Fletch and I have always disagreed about this. Having an accounting background, he tends to prefer GAAP, while having a practical background, I prefer adjusted (although I believe he agrees that the repricing of warrants causes all kinds of distortions). We have had the following discussion in the past 24 hours that I thought people might enjoy reading. It’s posted here with Fletch’s concurrence.
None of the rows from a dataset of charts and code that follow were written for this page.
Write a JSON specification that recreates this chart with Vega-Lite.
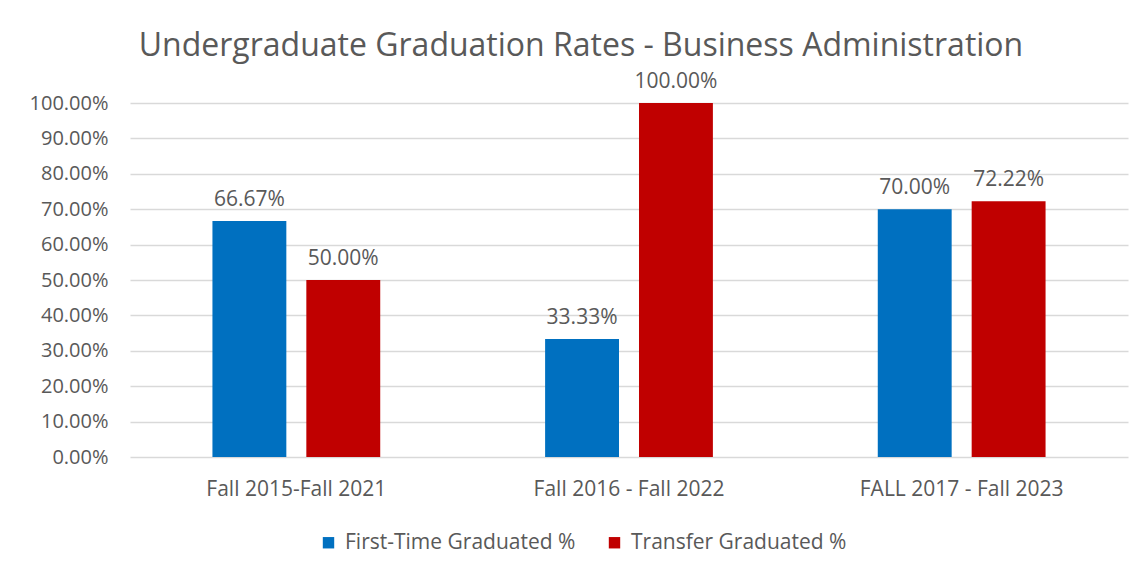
{
  "$schema": "https://vega.github.io/schema/vega-lite/v6.json",
  "width": 998,
  "height": 354,
  "autosize": "none",
  "padding": {"left": 130, "top": 103, "right": 13, "bottom": 118},
  "background": "white",
  "title": {
    "text": "Undergraduate Graduation Rates - Business Administration",
    "font": "Open Sans",
    "fontSize": 32,
    "fontWeight": "normal",
    "color": "#595959",
    "anchor": "middle",
    "dx": -48,
    "offset": 8
  },
  "data": {
    "values": [
      {"cohort": "Fall 2015-Fall 2021", "series": "First-Time Graduated %", "rate": 0.6667},
      {"cohort": "Fall 2015-Fall 2021", "series": "Transfer Graduated %", "rate": 0.5},
      {"cohort": "Fall 2016 - Fall 2022", "series": "First-Time Graduated %", "rate": 0.3333},
      {"cohort": "Fall 2016 - Fall 2022", "series": "Transfer Graduated %", "rate": 1.0},
      {"cohort": "FALL 2017 - Fall 2023", "series": "First-Time Graduated %", "rate": 0.7},
      {"cohort": "FALL 2017 - Fall 2023", "series": "Transfer Graduated %", "rate": 0.7222}
    ]
  },
  "encoding": {
    "x": {
      "field": "cohort", "type": "nominal", "sort": null,
      "scale": {"paddingInner": 0, "paddingOuter": 0},
      "axis": {"title": null, "labelAngle": 0, "labelFont": "Open Sans", "labelFontSize": 21, "labelColor": "#595959", "labelPadding": 21, "domain": false, "ticks": false, "grid": false, "labelLimit": 0}
    },
    "xOffset": {"field": "series", "type": "nominal", "scale": {"paddingInner": 0.213, "paddingOuter": 0.878}},
    "y": {
      "field": "rate", "type": "quantitative",
      "scale": {"domain": [0, 1]},
      "axis": {"title": null, "format": ".2%", "values": [0,0.1,0.2,0.3,0.4,0.5,0.6,0.7,0.8,0.9,1.0], "labelOverlap": false, "labelFont": "Open Sans", "labelFontSize": 20, "labelColor": "#595959", "labelPadding": 22, "domain": false, "ticks": false, "gridColor": "#d9d9d9", "gridWidth": 1.5}
    }
  },
  "layer": [
    {
      "mark": {"type": "bar"},
      "encoding": {
        "color": {
          "field": "series", "type": "nominal",
          "scale": {"domain": ["First-Time Graduated %", "Transfer Graduated %"], "range": ["#0070C0", "#C00000"]},
          "legend": {"title": null, "orient": "none", "direction": "horizontal", "legendX": 188, "legendY": 429, "symbolType": "square", "symbolSize": 130, "symbolStrokeWidth": 0, "labelFont": "Open Sans", "labelFontSize": 21, "labelColor": "#595959", "labelLimit": 0, "columnPadding": 28, "labelOffset": 6}
        }
      }
    },
    {
      "mark": {"type": "text", "baseline": "bottom", "dy": -11, "font": "Open Sans", "fontSize": 21, "color": "#595959"},
      "encoding": {
        "text": {"field": "rate", "type": "quantitative", "format": ".2%"}
      }
    }
  ],
  "config": {"view": {"stroke": null}}
}
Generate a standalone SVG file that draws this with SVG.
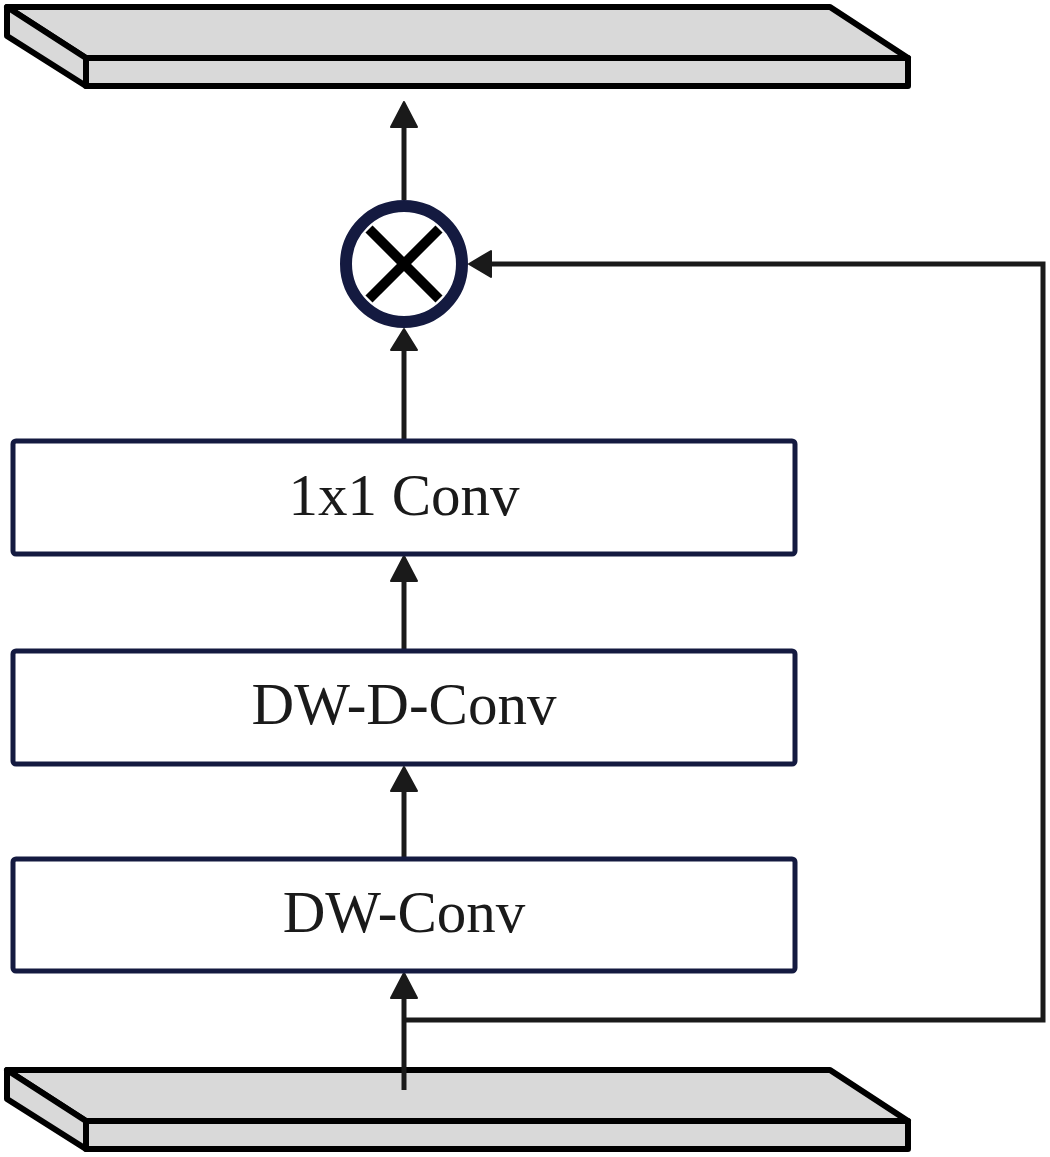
<svg xmlns="http://www.w3.org/2000/svg" width="1050" height="1157" viewBox="0 0 1050 1157">
<style>
.slab{fill:#d9d9d9;stroke:#000;stroke-width:6;stroke-linejoin:round}
.box{fill:#fff;stroke:#141a40;stroke-width:5}
.lbl{font-family:"Liberation Serif","Times New Roman",serif;font-size:59px;fill:#1a1a1a;text-anchor:middle}
.wire{fill:none;stroke:#1a1a1a;stroke-width:5}
.head{fill:#1a1a1a;stroke:#1a1a1a;stroke-width:2;stroke-linejoin:round}
</style>
<rect width="1050" height="1157" fill="#fff"/>
<g id="output-slab">
<polygon class="slab" points="7,7 830,7 908,58 86,58"/>
<rect class="slab" x="86" y="58" width="822" height="28"/>
<polygon class="slab" points="7,7 86,58 86,86 7,36"/>
</g>
<g id="input-slab">
<polygon class="slab" points="7,1070 830,1070 908,1121 86,1121"/>
<rect class="slab" x="86" y="1121" width="822" height="28"/>
<polygon class="slab" points="7,1070 86,1121 86,1149 7,1099"/>
</g>
<g id="connectors">
<line class="wire" x1="404" y1="200" x2="404" y2="126"/>
<polygon class="head" points="404,102 391,127 417,127"/>
<line class="wire" x1="404" y1="440" x2="404" y2="348"/>
<polygon class="head" points="404,329 391,350 417,350"/>
<line class="wire" x1="404" y1="650" x2="404" y2="580"/>
<polygon class="head" points="404,556 391,581 417,581"/>
<line class="wire" x1="404" y1="858" x2="404" y2="790"/>
<polygon class="head" points="404,767 391,791 417,791"/>
<line class="wire" x1="404" y1="1090" x2="404" y2="996"/>
<polygon class="head" points="404,973 391,998 417,998"/>
<polyline class="wire" points="404,1020 1043,1020 1043,264 490,264"/>
<polygon class="head" points="469,264 491,251 491,277"/>
</g>
<g id="multiply">
<circle cx="404" cy="264" r="58" fill="#fff" stroke="#141a40" stroke-width="12"/>
<line x1="369" y1="229" x2="439" y2="299" stroke="#000" stroke-width="10"/>
<line x1="439" y1="229" x2="369" y2="299" stroke="#000" stroke-width="10"/>
</g>
<g id="conv1x1">
<rect class="box" x="13" y="441" width="782" height="113" rx="3"/>
<text class="lbl" x="404" y="515">1x1 Conv</text>
</g>
<g id="dwdconv">
<rect class="box" x="13" y="651" width="782" height="113" rx="3"/>
<text class="lbl" x="404" y="724">DW-D-Conv</text>
</g>
<g id="dwconv">
<rect class="box" x="13" y="859" width="782" height="112" rx="3"/>
<text class="lbl" x="404" y="932">DW-Conv</text>
</g>
</svg>
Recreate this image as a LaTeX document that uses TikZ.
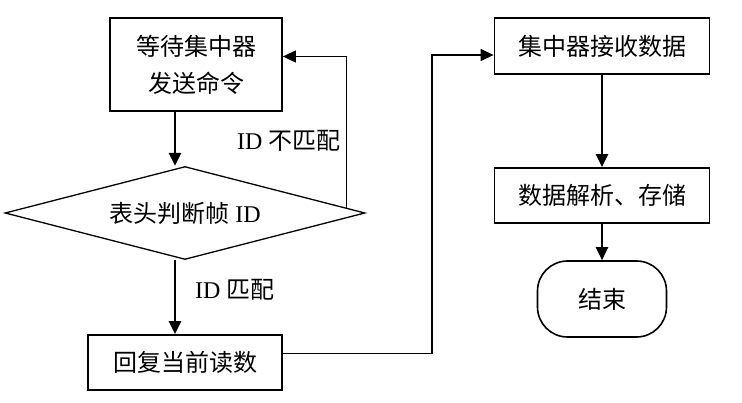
\documentclass[tikz,border=0pt]{standalone}
\usepackage{fontspec}
\setmainfont{Liberation Serif}
\newfontfamily\cjk{Noto Sans CJK SC}
\usetikzlibrary{shapes.geometric,arrows.meta,calc}
\begin{document}
\begin{tikzpicture}[x=1pt,y=-1pt,
  font=\fontsize{24}{37}\selectfont,
  box/.style={draw, line width=1.8pt, inner sep=0pt, align=center},
  dia/.style={draw, diamond, aspect=3.87, line width=1.3pt, inner sep=0pt},
  term/.style={draw, line width=1.6pt, rounded corners=30pt, inner sep=0pt},
  arr/.style={line width=2.4pt, -{Triangle[length=13pt,width=12pt]}},
  thin/.style={line width=1.3pt, -{Triangle[length=13pt,width=12pt]}},
  lbl/.style={inner sep=0pt}]
\useasboundingbox (0,0) rectangle (742,403);
\node[box, minimum width=172pt, minimum height=93pt] (b1) at (196,64.5) {\cjk 等待集中器\\\cjk 发送命令};
\node[dia, minimum width=360pt, minimum height=93pt] (d) at (185,213) {{\cjk 表头判断帧} ID};
\node[box, minimum width=194pt, minimum height=55pt] (b3) at (185,362.5) {\cjk 回复当前读数};
\node[box, minimum width=215pt, minimum height=56pt] (b4) at (602,46) {\cjk 集中器接收数据};
\node[box, minimum width=215pt, minimum height=55pt] (b5) at (602,195.5) {\cjk 数据解析、存储};
\node[term, minimum width=129pt, minimum height=76pt] (e) at (602,299) {\cjk 结束};
\coordinate (col) at (175,0);
\coordinate (fb) at ($(d.east)!0.105!(d.north)$);
\coordinate (mid) at (432,0);
\coordinate (p) at ($(b3.east)+(0,-9)$);
\coordinate (q) at ($(b4.west)+(0,9)$);
\draw[arr] (b1.south -| col) -- (d.north -| col);
\draw[arr] (d.south -| col) -- (b3.north -| col);
\draw[thin] (fb) |- ($(b1.east)+(0,-8)$);
\draw[thin] (p) -- (p -| mid) -- (q -| mid) -- (q);
\draw[arr] (b4.south) -- (b5.north);
\draw[arr] (b5.south) -- (e.north);
\node[lbl, anchor=west] (l1) at (237,141) {ID {\cjk 不匹配}};
\node[lbl, anchor=west] (l2) at (195,290) {ID {\cjk 匹配}};
\end{tikzpicture}
\end{document}
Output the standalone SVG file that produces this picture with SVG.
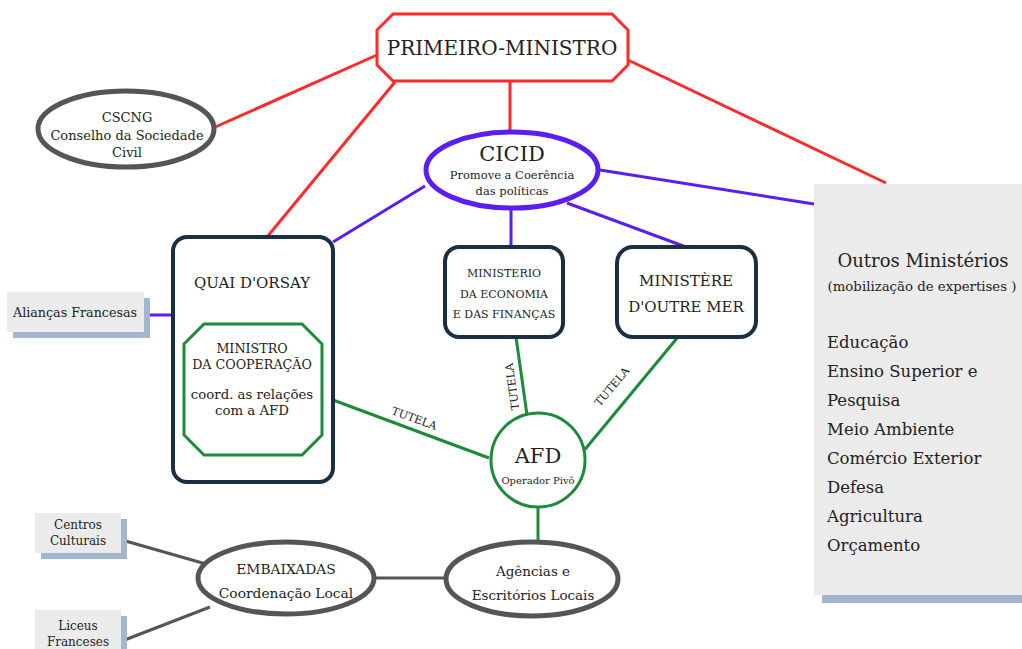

I started off by asking him: “I just looked at CELG’s results. GAAP earnings for the quarter almost tripled. They were up 196% (from 25 cents to 74 cents). Non-GAAP earnings were up 33% (from 76 cents to $1.01). Which do YOU think gives a more realistic, more comparable, more consistent, more reproducible, view of the growth of the business and its real earnings in the quarter?”
Fletch responded
To give you a serious answer, as long as everyone does everything the same way, I don’t care what method of accounting anyone uses. My main concern has always been the ability to compare apples to apples between different companies. As long as every company measures non-GAAP earnings the exact same way, great - go ahead and get rid of GAAP. I really don’t care about the specific issues (expensing options, repricing warrants, etc.) as long as everyone presents their results using the same, consistent accounting. To use an admittedly extreme example, what if one of your company’s reported results based on accrual accounting and a competitor reported its results using the cash method? Without spending a tremendous amount of time, how on earth would you ever be able to compare the results against each other? So that’s what I care about - consistent accounting and reporting for all companies. I don’t really care about the specific rules themselves.
My response was:
“Interesting response, and I understand what you are saying about comparing across companies. I’d guess, though, that 90% of companies that report adjusted earnings actually do the same thing, not different things. They back out stock-based compensation and repricing of warrants, and occasional one-time events. (I know some people claim that companies claim one-time events every quarter, but if you look at reputable companies, that’s not really what they do.) What I like about the adjusted earnings are: First, they usually (usually, that is), reflect better what is really happening at the company, and Second, they are more comparable quarter to quarter in the same company (rather than a jerry-rigged GAAP system that raises or lowers reported earnings each quarter depending on whether the stock price is up or down).”
And Fletch responded:
This is also why I’m a big fan of the cash flow statement. In many ways, the information on the cash flow statement is more indicative of a company’s performance than EPS, adjusted or otherwise. There is a lot of room for management to manipulate earnings, even adjusted earnings, but manipulating the cash flow statement is more difficult, in my opinion.
And I sure wouldn’t argue against checking out the cash flow statement, either.
Saul
PS By the way, you’ll notice that Fletch avoided ever answering my initial question about Celgene’s earnings: “Which do YOU think gives a more realistic, more comparable, more consistent, more reproducible, view of the growth of the business and its real earnings in the quarter?” (It obviously wasn’t the GAAP earnings).